WASHINGTON — After three years of negotiation, Congress gave final approval Wednesday to a U.S.-India nuclear agreement that its advocates say will form a lasting strategic alliance between the United States and the world's largest democracy.
The agreement, which the Bush administration considers a significant foreign policy achievement, would end a 30-year ban on sales of nuclear fuel and technology that was imposed after India tested and developed a nuclear bomb.
India has agreed to open its civilian nuclear facilities to international inspection under the Nuclear Nonproliferation Treaty, though its eight military nuclear plants would not be subject to scrutiny.
The vote in the Senate was 86 to 13. California's senators, both Democrats, were split, with Dianne Feinstein voting in favor and Barbara Boxer opposed. The agreement, passed by the House last week, now goes to President Bush for his signature.
Advocates contend that the deal will finally forge a partnership with a country that has long kept its distance from the United States, and will help strengthen India to offset China's dominance in Asia.
Bush praised the vote, saying the agreement "will strengthen our global nuclear nonproliferation efforts, protect the environment, create jobs and assist India in meeting its growing energy needs in a responsible manner."
But critics on the left and right have complained from the beginning that by rewarding a country that ignored international nonproliferation efforts, the deal will make it harder for world powers to contain the spread of nuclear weapons to countries such as Iran, and may even accelerate nuclear arms races.
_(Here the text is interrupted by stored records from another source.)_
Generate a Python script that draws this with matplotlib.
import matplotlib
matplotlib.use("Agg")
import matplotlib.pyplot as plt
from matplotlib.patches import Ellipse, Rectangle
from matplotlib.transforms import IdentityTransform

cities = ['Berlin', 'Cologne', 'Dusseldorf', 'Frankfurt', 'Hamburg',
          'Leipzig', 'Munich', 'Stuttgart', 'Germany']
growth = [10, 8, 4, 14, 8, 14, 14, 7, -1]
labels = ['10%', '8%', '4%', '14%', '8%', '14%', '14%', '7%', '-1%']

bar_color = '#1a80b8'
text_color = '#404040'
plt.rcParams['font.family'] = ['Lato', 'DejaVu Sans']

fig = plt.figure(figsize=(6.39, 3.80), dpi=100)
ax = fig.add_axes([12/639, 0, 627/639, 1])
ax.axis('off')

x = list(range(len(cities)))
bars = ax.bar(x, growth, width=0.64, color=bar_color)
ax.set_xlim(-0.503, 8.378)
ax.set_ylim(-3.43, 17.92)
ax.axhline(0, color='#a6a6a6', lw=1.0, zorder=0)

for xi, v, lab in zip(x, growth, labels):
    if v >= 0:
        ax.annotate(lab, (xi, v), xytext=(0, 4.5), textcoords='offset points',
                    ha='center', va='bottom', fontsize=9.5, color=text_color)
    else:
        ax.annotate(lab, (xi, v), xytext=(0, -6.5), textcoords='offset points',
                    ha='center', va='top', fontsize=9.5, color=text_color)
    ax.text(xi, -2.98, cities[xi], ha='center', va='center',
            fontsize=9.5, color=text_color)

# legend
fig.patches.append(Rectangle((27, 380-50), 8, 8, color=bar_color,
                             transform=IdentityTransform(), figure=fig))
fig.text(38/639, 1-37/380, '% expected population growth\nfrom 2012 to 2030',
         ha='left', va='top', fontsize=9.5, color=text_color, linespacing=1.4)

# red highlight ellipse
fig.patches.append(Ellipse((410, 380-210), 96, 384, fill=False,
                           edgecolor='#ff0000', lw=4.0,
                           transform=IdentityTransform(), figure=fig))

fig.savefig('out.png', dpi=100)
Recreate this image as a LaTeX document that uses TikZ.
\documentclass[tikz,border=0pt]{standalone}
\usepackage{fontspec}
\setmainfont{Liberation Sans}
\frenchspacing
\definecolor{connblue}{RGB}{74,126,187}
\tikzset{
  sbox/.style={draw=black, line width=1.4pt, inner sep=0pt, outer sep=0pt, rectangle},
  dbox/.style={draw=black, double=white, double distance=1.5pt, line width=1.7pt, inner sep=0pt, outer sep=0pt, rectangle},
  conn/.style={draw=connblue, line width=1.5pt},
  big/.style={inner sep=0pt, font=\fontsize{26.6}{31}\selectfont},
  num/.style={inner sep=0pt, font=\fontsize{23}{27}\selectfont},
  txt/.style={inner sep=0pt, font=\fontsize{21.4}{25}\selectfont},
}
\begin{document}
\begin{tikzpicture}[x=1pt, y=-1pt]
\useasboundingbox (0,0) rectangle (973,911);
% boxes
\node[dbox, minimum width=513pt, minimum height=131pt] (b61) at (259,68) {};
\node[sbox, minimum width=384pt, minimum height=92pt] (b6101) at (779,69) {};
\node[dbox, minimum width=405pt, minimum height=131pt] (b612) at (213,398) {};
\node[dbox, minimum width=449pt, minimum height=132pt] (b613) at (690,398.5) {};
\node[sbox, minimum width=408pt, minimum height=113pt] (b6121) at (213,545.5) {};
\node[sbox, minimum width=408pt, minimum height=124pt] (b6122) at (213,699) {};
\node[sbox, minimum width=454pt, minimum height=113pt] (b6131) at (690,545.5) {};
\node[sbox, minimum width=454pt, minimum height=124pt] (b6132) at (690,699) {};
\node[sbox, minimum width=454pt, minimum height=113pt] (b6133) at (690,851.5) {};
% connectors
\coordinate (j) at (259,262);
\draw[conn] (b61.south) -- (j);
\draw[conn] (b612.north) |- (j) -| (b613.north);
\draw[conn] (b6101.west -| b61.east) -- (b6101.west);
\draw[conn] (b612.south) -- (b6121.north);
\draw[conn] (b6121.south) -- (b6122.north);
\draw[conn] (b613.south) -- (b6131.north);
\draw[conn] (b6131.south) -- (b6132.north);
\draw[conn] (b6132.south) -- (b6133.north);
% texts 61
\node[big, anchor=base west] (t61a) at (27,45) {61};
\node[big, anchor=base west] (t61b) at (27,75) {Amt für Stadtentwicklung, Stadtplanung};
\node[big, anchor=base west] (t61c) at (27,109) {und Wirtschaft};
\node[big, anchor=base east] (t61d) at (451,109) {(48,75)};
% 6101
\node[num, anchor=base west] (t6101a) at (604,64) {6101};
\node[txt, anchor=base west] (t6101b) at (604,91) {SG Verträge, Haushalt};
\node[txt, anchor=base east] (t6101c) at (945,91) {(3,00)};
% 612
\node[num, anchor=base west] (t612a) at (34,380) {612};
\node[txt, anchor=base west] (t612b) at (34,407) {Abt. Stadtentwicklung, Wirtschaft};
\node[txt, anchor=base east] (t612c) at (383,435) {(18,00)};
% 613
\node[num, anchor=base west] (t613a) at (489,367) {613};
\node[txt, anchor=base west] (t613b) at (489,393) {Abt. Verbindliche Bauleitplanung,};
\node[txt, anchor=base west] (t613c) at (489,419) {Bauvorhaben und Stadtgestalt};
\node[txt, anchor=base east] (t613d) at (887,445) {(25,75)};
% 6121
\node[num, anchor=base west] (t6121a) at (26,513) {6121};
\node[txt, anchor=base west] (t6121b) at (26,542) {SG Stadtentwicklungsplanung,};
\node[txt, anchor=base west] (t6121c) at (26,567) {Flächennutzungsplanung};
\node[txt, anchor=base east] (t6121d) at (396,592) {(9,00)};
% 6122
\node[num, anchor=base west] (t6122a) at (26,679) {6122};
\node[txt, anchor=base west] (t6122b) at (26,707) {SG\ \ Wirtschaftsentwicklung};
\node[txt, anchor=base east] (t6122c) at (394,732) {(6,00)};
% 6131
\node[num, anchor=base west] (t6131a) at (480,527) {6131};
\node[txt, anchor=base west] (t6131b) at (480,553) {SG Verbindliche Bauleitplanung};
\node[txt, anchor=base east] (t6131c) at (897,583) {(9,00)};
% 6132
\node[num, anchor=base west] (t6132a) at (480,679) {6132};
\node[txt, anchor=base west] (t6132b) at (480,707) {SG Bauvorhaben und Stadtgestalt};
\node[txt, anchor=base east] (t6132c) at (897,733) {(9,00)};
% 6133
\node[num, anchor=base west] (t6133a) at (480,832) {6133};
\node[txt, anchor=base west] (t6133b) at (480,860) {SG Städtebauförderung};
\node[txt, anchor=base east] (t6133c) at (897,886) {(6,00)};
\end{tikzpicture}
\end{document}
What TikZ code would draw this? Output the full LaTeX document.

In debate on the measure Wednesday, Sen. Byron L. Dorgan (D-N.D.) said, "This message is: You can misuse American nuclear technology and secretly develop nuclear weapons, you can build a nuclear arsenal in defiance of the United Nations resolutions, and you will be welcomed as someone exhibiting good behavior with an agreement with the United States of America. . . . What message does that send to others who want to join the nuclear club?"
But Sen. Christopher J. Dodd (D-Conn.) said there were "compelling geopolitical reasons" to approve the bill, mentioning India's location near China, Pakistan and Afghanistan.
Administration officials increasingly see India as a key to its growing difficulties battling Islamic militants in Afghanistan and Pakistan. India has increasing economic and diplomatic clout in Afghanistan.
The deal has caused titanic political battles in New Delhi, where opponents contended that it would make India subservient to the U.S. The proposal nearly toppled Indian Prime Minister Manmohan Singh's government.
Only last month, new turmoil erupted in India with the leak of a confidential letter from the U.S. State Department to the chairman of the House Foreign Affairs Committee, Rep. Howard L. Berman (D-Valley Village), that promised the United States wouldn't sell sensitive nuclear technologies to India and would halt nuclear trade if New Delhi conducted a nuclear test.
Critics pointed to the letter as evidence that the deal would limit India's strategic options.
In the debate Wednesday, the bill's supporters tried to quiet critics in the U.S. by pointing out that under 2006 legislation on the deal, the United States will halt nuclear trade with India if New Delhi goes back on the agreement and conducts a nuclear test.
"Despite our disappointment with the overall deal, it is clear that if India violates its pledges on the nuclear moratorium there will be consequences," said Daryl Kimball, executive director of the Arms Control Assn., a private nonprofit membership organization that promotes education on nuclear issues.
Administration officials worried at the beginning of last month that the deal might not be passed before Congress recessed for campaigning. But congressional leaders moved the bill along quickly, with only one hearing, to the distress of critics, who contended that more time was needed for deliberations.
Another factor in its approval may have been the reluctance of lawmakers facing reelection to alienate activists in the Indian American community, Kimball said. "Nobody wants to be jeopardizing campaign contributions at this point," he said.
Bush called Senate Majority Leader Harry Reid (D-Nev.) early Wednesday to discuss the bill, even though both men were also preoccupied with the economic bailout package.
Some former administration officials have said they consider the deal one of the Bush team's three most important foreign policy accomplishments, and its passage comes at a time when the Bush administration is sorely in need of a foreign policy success. The U.S. effort to persuade North Korea to give up its nuclear weapons appears to be unraveling again, and militants are gaining strength in Afghanistan and Pakistan.